Interdisciplinary collaboration generates transdisciplinary knowledge, producing insights that extend beyond the boundaries of any single field.
Founded in 2016 and housed in the College of Education and Human Sciences, the Mixed Reality Lab began as a design research facility and has grown into a center where designers, engineers, educators, health researchers, and computer scientists work on shared problems with shared instruments. A hospitality researcher and a designer build an AI-enabled hotel room together. Tribal educators and 3D-scanning specialists build a digital heritage archive together. NASA engineers and graduate students rethink how astronauts should live.

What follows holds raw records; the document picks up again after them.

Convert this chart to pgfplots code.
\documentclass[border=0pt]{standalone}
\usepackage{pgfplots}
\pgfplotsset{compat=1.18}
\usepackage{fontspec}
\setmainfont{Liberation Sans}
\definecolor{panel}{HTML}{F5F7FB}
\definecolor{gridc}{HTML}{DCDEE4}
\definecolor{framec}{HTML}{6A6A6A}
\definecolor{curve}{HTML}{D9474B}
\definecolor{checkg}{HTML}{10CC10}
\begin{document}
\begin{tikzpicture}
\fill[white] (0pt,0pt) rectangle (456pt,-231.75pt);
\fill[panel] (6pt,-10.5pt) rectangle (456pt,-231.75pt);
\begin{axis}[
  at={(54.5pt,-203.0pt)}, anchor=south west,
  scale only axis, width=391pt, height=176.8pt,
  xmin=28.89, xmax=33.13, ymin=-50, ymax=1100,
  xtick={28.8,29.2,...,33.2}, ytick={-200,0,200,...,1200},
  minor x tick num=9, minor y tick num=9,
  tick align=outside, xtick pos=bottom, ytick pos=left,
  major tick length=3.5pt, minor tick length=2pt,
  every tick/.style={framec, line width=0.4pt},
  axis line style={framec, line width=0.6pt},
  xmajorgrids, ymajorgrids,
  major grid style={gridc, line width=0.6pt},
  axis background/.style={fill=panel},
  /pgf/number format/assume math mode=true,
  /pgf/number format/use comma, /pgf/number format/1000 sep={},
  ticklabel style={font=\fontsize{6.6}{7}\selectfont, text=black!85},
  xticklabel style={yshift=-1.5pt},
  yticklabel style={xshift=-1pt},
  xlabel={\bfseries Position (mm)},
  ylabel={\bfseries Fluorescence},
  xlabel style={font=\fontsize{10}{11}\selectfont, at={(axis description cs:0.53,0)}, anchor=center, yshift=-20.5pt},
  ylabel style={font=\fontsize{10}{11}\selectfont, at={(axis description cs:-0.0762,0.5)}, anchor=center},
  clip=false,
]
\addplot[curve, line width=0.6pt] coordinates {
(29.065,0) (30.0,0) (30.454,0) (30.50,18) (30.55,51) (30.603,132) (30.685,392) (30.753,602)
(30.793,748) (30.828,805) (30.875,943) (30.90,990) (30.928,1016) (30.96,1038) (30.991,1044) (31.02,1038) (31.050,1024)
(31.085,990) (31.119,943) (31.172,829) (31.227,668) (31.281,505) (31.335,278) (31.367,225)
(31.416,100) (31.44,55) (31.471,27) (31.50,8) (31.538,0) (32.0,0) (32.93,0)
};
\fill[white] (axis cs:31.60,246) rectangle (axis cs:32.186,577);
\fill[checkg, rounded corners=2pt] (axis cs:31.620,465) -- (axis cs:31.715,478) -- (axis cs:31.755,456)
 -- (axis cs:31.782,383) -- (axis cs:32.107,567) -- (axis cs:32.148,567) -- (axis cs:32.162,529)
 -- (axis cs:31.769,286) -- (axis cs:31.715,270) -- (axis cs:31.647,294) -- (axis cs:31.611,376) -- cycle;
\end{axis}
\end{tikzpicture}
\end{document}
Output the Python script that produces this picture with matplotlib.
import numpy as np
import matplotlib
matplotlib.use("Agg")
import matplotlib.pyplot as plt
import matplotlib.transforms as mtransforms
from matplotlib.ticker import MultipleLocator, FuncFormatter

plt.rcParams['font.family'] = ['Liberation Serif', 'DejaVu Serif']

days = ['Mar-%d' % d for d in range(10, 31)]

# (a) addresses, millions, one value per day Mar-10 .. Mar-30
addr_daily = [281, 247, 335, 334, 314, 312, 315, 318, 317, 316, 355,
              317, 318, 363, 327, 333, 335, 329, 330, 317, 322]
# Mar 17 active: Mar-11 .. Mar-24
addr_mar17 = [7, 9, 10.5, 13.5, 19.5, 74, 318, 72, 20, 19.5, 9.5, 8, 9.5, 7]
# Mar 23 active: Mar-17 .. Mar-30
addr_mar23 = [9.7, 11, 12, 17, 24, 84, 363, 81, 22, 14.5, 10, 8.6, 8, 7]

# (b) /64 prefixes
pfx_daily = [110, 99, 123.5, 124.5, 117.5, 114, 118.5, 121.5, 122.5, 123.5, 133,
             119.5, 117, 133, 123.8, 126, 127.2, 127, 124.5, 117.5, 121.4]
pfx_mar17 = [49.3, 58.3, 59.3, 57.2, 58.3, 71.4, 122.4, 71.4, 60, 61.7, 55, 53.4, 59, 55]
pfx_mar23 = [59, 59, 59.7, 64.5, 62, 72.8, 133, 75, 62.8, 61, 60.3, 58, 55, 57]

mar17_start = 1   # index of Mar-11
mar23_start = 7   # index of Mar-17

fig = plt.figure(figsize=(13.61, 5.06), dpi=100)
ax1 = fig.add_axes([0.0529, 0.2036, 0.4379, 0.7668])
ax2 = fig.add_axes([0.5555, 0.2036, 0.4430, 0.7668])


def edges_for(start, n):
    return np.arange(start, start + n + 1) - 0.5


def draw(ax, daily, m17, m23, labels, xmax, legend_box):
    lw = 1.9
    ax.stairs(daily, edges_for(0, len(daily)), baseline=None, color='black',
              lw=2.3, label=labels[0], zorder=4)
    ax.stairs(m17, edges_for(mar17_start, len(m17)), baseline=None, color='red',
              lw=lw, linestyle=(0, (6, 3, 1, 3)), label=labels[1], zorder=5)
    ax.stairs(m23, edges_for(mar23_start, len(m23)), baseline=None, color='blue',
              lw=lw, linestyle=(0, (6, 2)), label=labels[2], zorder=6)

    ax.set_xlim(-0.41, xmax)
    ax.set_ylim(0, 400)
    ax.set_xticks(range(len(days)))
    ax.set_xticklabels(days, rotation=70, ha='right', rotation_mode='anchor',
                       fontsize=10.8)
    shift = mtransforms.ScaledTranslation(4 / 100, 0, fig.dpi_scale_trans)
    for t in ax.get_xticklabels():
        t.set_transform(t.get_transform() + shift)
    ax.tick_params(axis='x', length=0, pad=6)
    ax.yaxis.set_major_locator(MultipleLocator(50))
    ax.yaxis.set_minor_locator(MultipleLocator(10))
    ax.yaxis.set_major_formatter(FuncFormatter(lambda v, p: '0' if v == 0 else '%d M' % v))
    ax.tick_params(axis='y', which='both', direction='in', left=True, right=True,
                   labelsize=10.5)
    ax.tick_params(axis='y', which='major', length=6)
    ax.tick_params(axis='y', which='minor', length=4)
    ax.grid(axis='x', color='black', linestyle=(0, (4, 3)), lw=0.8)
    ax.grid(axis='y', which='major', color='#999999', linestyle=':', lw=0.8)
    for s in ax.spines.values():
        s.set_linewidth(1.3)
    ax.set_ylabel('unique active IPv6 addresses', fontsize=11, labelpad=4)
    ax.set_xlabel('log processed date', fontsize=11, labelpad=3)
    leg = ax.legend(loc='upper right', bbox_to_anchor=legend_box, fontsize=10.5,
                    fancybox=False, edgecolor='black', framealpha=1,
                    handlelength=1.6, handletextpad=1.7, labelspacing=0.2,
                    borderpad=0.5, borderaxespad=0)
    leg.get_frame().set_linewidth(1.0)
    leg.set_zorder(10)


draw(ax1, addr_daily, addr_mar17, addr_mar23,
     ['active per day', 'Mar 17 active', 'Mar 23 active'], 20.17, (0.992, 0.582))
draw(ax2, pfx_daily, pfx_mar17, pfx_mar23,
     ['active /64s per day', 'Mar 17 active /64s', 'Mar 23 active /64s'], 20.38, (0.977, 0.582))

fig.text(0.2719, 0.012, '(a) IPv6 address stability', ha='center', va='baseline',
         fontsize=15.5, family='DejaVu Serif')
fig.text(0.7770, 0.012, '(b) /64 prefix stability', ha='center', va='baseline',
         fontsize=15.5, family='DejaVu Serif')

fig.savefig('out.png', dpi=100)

The lab's method is consistent across all of it: build the environment, place a human inside it, and measure what actually happens, through behavior, self-report, and physiology. Extended reality is our laboratory apparatus; the human experience of designed space is our subject.
One integrated model drives the work: teaching operates as a research engine, research operates as a learning platform, and both feed a third output of mentoring, funding pathways, and partnerships.
XR and AI as tools to study and shape experience. Evidence-based design using mixed methods. Dissemination through journals, exhibitions, and convenings.
Studios and seminars structured as living labs. Students learn protocols, ethics, and iteration. Outputs: prototypes + documentation + reflection.
Mentoring for students and early-career faculty. Funding pathways through grants, fellowships, and sponsors. Partnerships across industry, community, and global networks.